By Cassandra Neace on Book Riot — I’m posting this in two places simultaneously
This list is humorously penned and not very far off the mark – or so I thought. Then I scrolled through the comments to see what other people had to add to Neace’s thoughts. I was rather taken aback when I stumbled upon a rather nasty assessment.
A couple actually. A couple of readers didn’t seem to take away what I thought to be Neace’s central points. How I took her piece was the following (because my opinion supersedes everything else?):
1. How YOU feel about what you are reading is more important than what other people think (be it High Literature or YA Fiction or a Trashy Novel).
2. Enthusiasm is contagious.
3. There’s a lot of manufactured drivel out there — it’s true.
4. The book was written to be a book and can be appreciated as a book.
5. Most grocery store books are crap.
6. Publishers pay to get their product seen so they can make money.

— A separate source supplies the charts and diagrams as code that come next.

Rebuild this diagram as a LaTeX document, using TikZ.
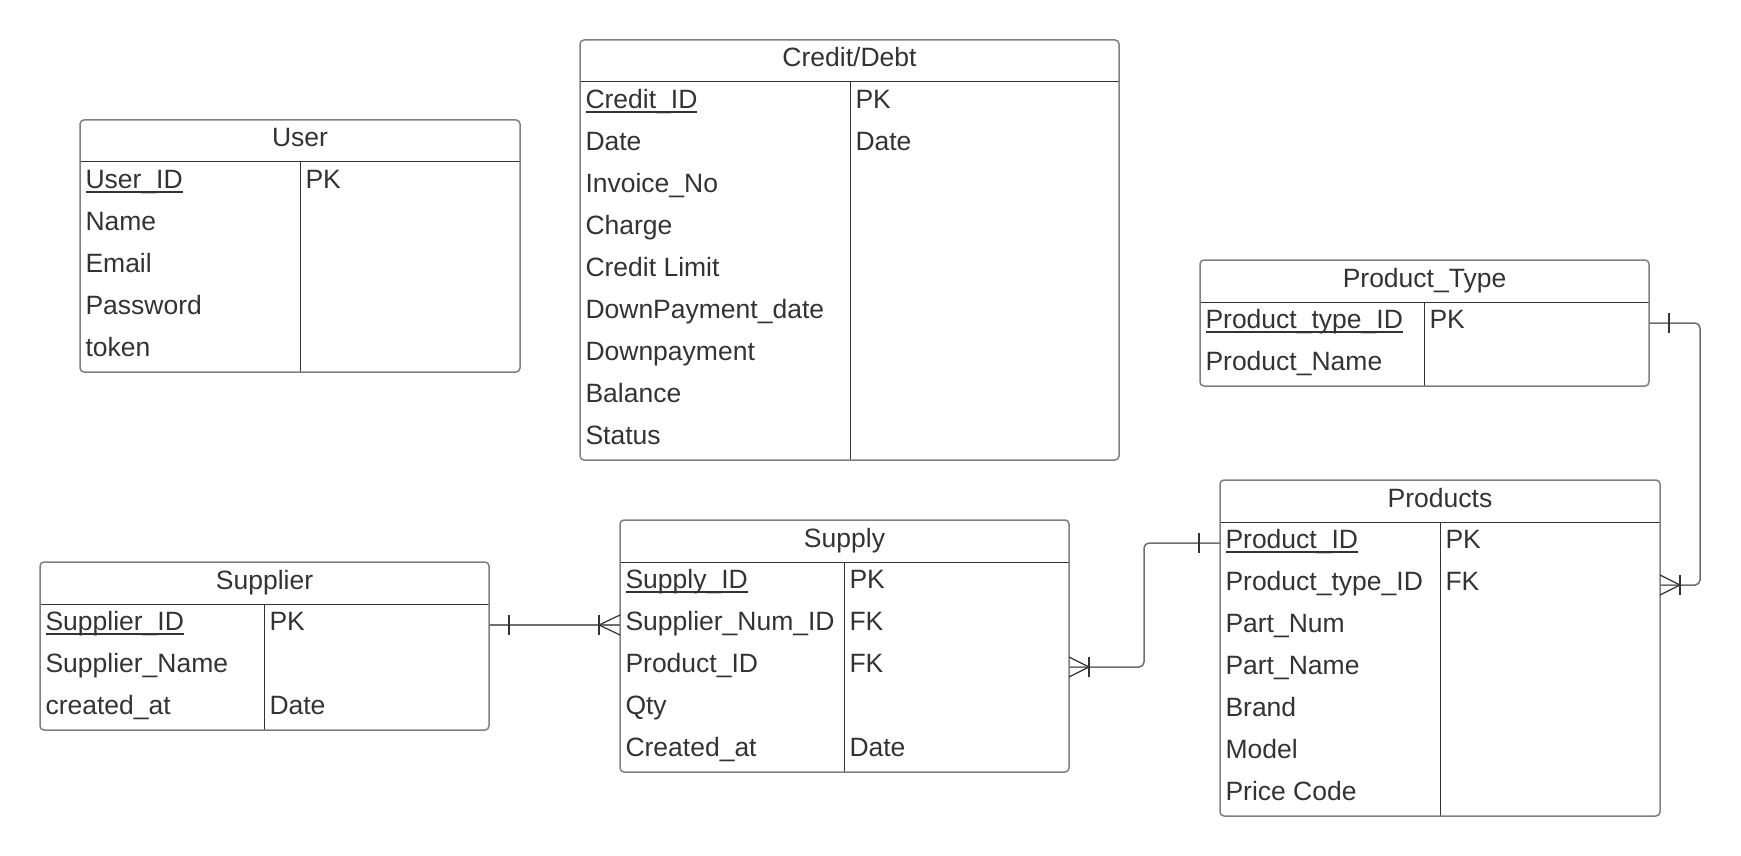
\documentclass[tikz,border=0pt]{standalone}
\usepackage{fontspec}
\setmainfont{Liberation Sans}
\usetikzlibrary{calc}
\definecolor{txt}{HTML}{333333}
\definecolor{bord}{HTML}{808080}
\definecolor{inner}{HTML}{333333}
\definecolor{conn}{HTML}{6E6E6E}
\tikzset{
  tbl/.style={draw=bord, line width=1.5pt, rounded corners=4pt, inner sep=0pt, outer sep=0pt},
  rowbox/.style={inner sep=0pt, outer sep=0pt, minimum height=42pt, anchor=north west},
  cell/.style={inner sep=0pt, outer sep=0pt, text=txt, font=\fontsize{26.5}{30}\selectfont, anchor=base west},
  ttl/.style={inner sep=0pt, outer sep=0pt, text=txt, font=\fontsize{26.5}{30}\selectfont, anchor=base},
  sepline/.style={draw=inner, line width=1pt},
  uline/.style={draw=txt, line width=1.4pt},
  rel/.style={draw=conn, line width=1.5pt, rounded corners=5pt},
  tickline/.style={draw=inner, line width=1.2pt},
}
% #1 name, #2 x, #3 y, #4 width, #5 divider offset, #6 rows, #7 title, #8 rows list
\newcommand{\ertable}[8]{%
  \node[ttl] (#1-t) at (#2+#4/2, #3+27) {#7};
  \foreach \a/\b [count=\i] in {#8} {
    \node[rowbox, minimum width=#4pt] (#1-\i) at (#2, #3+42*\i) {};
    \node[cell] (#1-\i-a) at ($(#1-\i.north west)+(5.5,26.5)$) {\a};
    \node[cell] (#1-\i-b) at ($(#1-\i.north west)+(#5+5.5,26.5)$) {\b};
    \ifnum\i=1
      \draw[uline] ($(#1-1-a.base west)+(0,3.5)$) -- ($(#1-1-a.base east)+(0,3.5)$);
    \fi
  }
  \draw[sepline] (#2, #3+42) -- (#2+#4, #3+42);
  \draw[sepline] (#2+#5, #3+42) -- (#2+#5, #3+42+42*#6);
  \node[tbl, minimum width=#4pt, minimum height={(#6+1)*42pt}, anchor=north west] (#1) at (#2,#3) {};
}
\begin{document}
\begin{tikzpicture}[x=1pt, y=-1pt]
\useasboundingbox (0,0) rectangle (1741,856);

\ertable{user}{80}{120}{440}{220}{5}{User}{User\_ID/PK, Name/{}, Email/{}, Password/{}, token/{}}
\ertable{credit}{580}{40}{539}{270}{9}{Credit/Debt}{Credit\_ID/PK, Date/Date, Invoice\_No/{}, Charge/{}, Credit Limit/{}, DownPayment\_date/{}, Downpayment/{}, Balance/{}, Status/{}}
\ertable{ptype}{1200}{260}{449}{224}{2}{Product\_Type}{Product\_type\_ID/PK, Product\_Name/{}}
\ertable{products}{1220}{480}{440}{220}{7}{Products}{Product\_ID/PK, Product\_type\_ID/FK, Part\_Num/{}, Part\_Name/{}, Brand/{}, Model/{}, Price Code/{}}
\ertable{supply}{620}{520}{449}{224}{5}{Supply}{Supply\_ID/PK, Supplier\_Num\_ID/FK, Product\_ID/FK, Qty/{}, Created\_at/Date}
\ertable{supplier}{40}{562}{449}{224}{3}{Supplier}{Supplier\_ID/PK, Supplier\_Name/{}, created\_at/Date}

% Supplier -> Supply
\draw[rel] (supplier-1.east) -- (supply-2.west);
\draw[tickline] ($(supplier-1.east)+(20,-10)$) -- ++(0,20);
\draw[tickline] ($(supply-2.west)+(-21,-10)$) -- ++(0,20);
\draw[tickline] ($(supply-2.west)+(0,-10)$) -- ($(supply-2.west)+(-21,0)$) -- ($(supply-2.west)+(0,10)$);

% Supply -> Products
\draw[rel] (supply-3.east) -- ++(75,0) |- (products-1.west);
\draw[tickline] ($(supply-3.east)+(20,-10)$) -- ++(0,20);
\draw[tickline] ($(supply-3.east)+(0,-10)$) -- ($(supply-3.east)+(20,0)$) -- ($(supply-3.east)+(0,10)$);
\draw[tickline] ($(products-1.west)+(-21,-10)$) -- ++(0,20);

% Product_Type -> Products
\draw[rel] (ptype-1.east) -- ++(51,0) |- (products-2.east);
\draw[tickline] ($(ptype-1.east)+(20,-10)$) -- ++(0,20);
\draw[tickline] ($(products-2.east)+(20,-10)$) -- ++(0,20);
\draw[tickline] ($(products-2.east)+(0,-10)$) -- ($(products-2.east)+(20,0)$) -- ($(products-2.east)+(0,10)$);
\end{tikzpicture}
\end{document}
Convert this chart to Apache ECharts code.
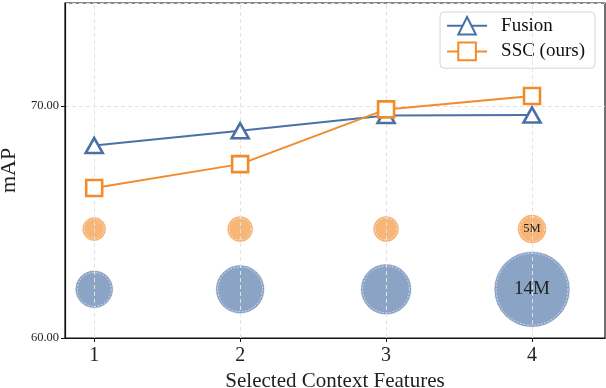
<!DOCTYPE html>
<html lang="en">
<head>
    <meta charset="UTF-8">
    <title>mAP vs selected context features</title>
    <script src="https://cdn.jsdelivr.net/npm/echarts@6/dist/echarts.min.js"></script>
    <style>
        body { margin: 0; background: #fff; }
    </style>
</head>
<body>
<div id="main" style="height:388px;width:606px"></div>

<script type="text/javascript">
    // data
    var features = [1, 2, 3, 4];
    var fusionMAP = [68.30, 68.94, 69.60, 69.62];
    var sscMAP = [66.47, 67.50, 69.86, 70.44];
    // parameter counts (M), drawn as bubbles
    var fusionParams = [3.4, 5.7, 6.2, 14];
    var sscParams = [3.4, 4.0, 4.0, 5];
    var fusionBubbleY = 62.1;
    var sscBubbleY = 64.7;
    var yTicks = [60, 70];

    var blue = '#4a71a6';
    var orange = '#f28b2c';
    var font = '"Liberation Serif", "DejaVu Serif", serif';

    function bubbleData(params, yVal, scale, labelIdx, labelSize) {
        return features.map(function (x, i) {
            var d = {
                value: [x, yVal],
                symbolSize: scale * Math.sqrt(params[i])
            };
            if (i === labelIdx) {
                d.label = {
                    show: true,
                    formatter: params[i] + 'M',
                    color: '#222',
                    fontFamily: font,
                    fontSize: labelSize
                };
            }
            return d;
        });
    }
    function ringData(params, yVal, scale) {
        return features.map(function (x, i) {
            return { value: [x, yVal], symbolSize: scale * Math.sqrt(params[i]) - 3 };
        });
    }

    var blueScale = 20.0, orangeScale = 12.5;

    var myChart = echarts.init(document.getElementById('main'));
    myChart.setOption({
        animation: false,
        grid: {
            left: 65, right: 1, top: 3, bottom: 50,
            outerBoundsMode: 'none', containLabel: false,
            show: true, borderColor: '#111', borderWidth: 1.2
        },
        legend: {
            top: 12, right: 11,
            orient: 'vertical',
            data: ['Fusion', 'SSC (ours)'],
            itemWidth: 40, itemHeight: 22, itemGap: 6,
            padding: [4, 10, 7, 6],
            backgroundColor: '#fff',
            borderColor: '#d6d6d6', borderWidth: 1, borderRadius: 4,
            textStyle: { fontFamily: font, fontSize: 19, color: '#111', padding: [0, 0, 0, 9] }
        },
        xAxis: {
            type: 'value',
            min: 0.8, max: 4.5,
            name: 'Selected Context Features',
            nameLocation: 'middle', nameGap: 32,
            nameTextStyle: { fontFamily: font, fontSize: 21, color: '#222' },
            axisLine: { show: true, onZero: false, lineStyle: { color: '#111', width: 1.2 } },
            axisTick: { show: true, customValues: features, length: 4, lineStyle: { color: '#111' } },
            axisLabel: { customValues: features, fontFamily: font, fontSize: 20, color: '#222', margin: 8 },
            splitLine: { show: false }
        },
        yAxis: {
            type: 'value',
            min: 60, max: 74.45, interval: 10,
            name: 'mAP',
            nameLocation: 'middle', nameGap: 40,
            nameTextStyle: { fontFamily: font, fontSize: 22, color: '#222' },
            axisLine: { show: true, lineStyle: { color: '#111', width: 1.2 } },
            axisTick: { show: true, length: 4, lineStyle: { color: '#111' } },
            axisLabel: {
                showMaxLabel: false, fontFamily: font, fontSize: 12.5, color: '#222', margin: 6,
                formatter: function (v) { return v.toFixed(2); }
            },
            splitLine: { show: true, lineStyle: { color: '#e2e2e2', type: [4, 3], width: 1 } }
        },
        series: [
            {
                name: 'grid-x', type: 'line', data: [], silent: true,
                markLine: {
                    silent: true, symbol: 'none', label: { show: false },
                    lineStyle: { color: '#e2e2e2', type: [4, 3], width: 1 },
                    data: features.map(function (x) { return { xAxis: x }; })
                }
            },
            {
                name: 'fusionParams', type: 'scatter', z: 2,
                data: bubbleData(fusionParams, fusionBubbleY, blueScale, 3, 19),
                itemStyle: { color: 'rgba(74,113,166,0.64)', borderColor: 'rgba(74,113,166,0.3)', borderWidth: 1, opacity: 1 }
            },
            {
                name: 'fusionRing', type: 'scatter', z: 3, silent: true,
                data: ringData(fusionParams, fusionBubbleY, blueScale),
                itemStyle: { color: 'rgba(0,0,0,0)', borderColor: 'rgba(255,255,255,0.9)', borderWidth: 0.8, borderType: [2, 1.5] }
            },
            {
                name: 'sscParams', type: 'scatter', z: 2,
                data: bubbleData(sscParams, sscBubbleY, orangeScale, 3, 12.5),
                itemStyle: { color: 'rgba(242,139,44,0.64)', borderColor: 'rgba(242,139,44,0.3)', borderWidth: 1, opacity: 1 }
            },
            {
                name: 'sscRing', type: 'scatter', z: 3, silent: true,
                data: ringData(sscParams, sscBubbleY, orangeScale),
                itemStyle: { color: 'rgba(0,0,0,0)', borderColor: 'rgba(255,255,255,0.9)', borderWidth: 0.8, borderType: [2, 1.5] }
            },
            {
                name: 'Fusion', type: 'line', z: 5,
                data: features.map(function (x, i) { return [x, fusionMAP[i]]; }),
                symbol: 'triangle', symbolSize: [17, 15], showAllSymbol: true,
                lineStyle: { color: blue, width: 2 },
                itemStyle: { color: '#fff', borderColor: blue, borderWidth: 2.6 }
            },
            {
                name: 'SSC (ours)', type: 'line', z: 6,
                data: features.map(function (x, i) { return [x, sscMAP[i]]; }),
                symbol: 'rect', symbolSize: 16, showAllSymbol: true,
                lineStyle: { color: orange, width: 2 },
                itemStyle: { color: '#fff', borderColor: orange, borderWidth: 2.6 }
            }
        ]
    });
</script>
</body>
</html>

7. Well, seven she admits is bitchy.
Overall, I took Neace’s list to be saying that everyone has different tastes and that’s ok. It’s not a universal dictated These Are The Right Books For All, but more of a softer this is how you know you are reading the right books for you (the individual). I don’t think this list deserved the two very bitchy responses it got from a couple of readers (especially the belligerent one).
People get very high handed about things they love, this is something I do often and understand, but there’s no reason to be nasty about it. I have disagreed with articles I’ve read on Book Riot — one written by Cassandra Neace, in fact. It prompted me to write a big long essay in defense of reading the classics and finding an effective way to help students learn to enjoy reading. If she read it, I don’t think Neace felt I was attacking her personally, just what she had written (discourse, people, discourse!) I don’t believe I called her stupid or ignorant or narrow-minded. I don’t think I made any comment on Neace-as-a-person whatsoever. I merely wrote my own counter-arguments to the points she was making.
Which leads me to an Open Letter to the Belligerent Commenter:
Dear Belligerent Commenter:
In regards to your comments on a recent Book Riot article I would like to say that I am flabbergasted that you feel that you are entitled to make these comments in regards to the author of the article. Disagree with her points, by all means (which upon multiple perusals I don’t think you actually do…), but to attack the writer herself is the basest form of argument and has no place in literary discourse.
Calling the writer “narrow-minded” and “an elitist snob” and “full of crap” is uncouth; you were rude and impolite and for that I think you ought to apologize. You are not entitled to attack her in this way; and certainly not because she holds an opinion that differs from yours.
Personally I think you’re entire response to Neace’s list was entirely out of proportion. It was, to use your words, narrow-minded and snobby. And yet you make the same points as Neace. While you think Twilight was “shitty”, you don’t want to impinge anyone else’s right to enjoy that particular novel. I think, if read a little more closely you’ll find that Neace feels exactly the same way.
I liked Neace’s list. I think Neace’s contributions to Book Riot are valuable. She fields a corner that I think gets neglected sometimes by people-who-love-to-read: she champions for everyone else. The others, the people who don’t love to read quite the same way we do. She wants to help encourage these others to read more and to learn to enjoy reading and that is wonderful. In my acquaintance that’s Most People and it’s largely due to schooling. School killed any hope for a love of reading and that’s the saddest thing. Keep up the good work, Cassandra.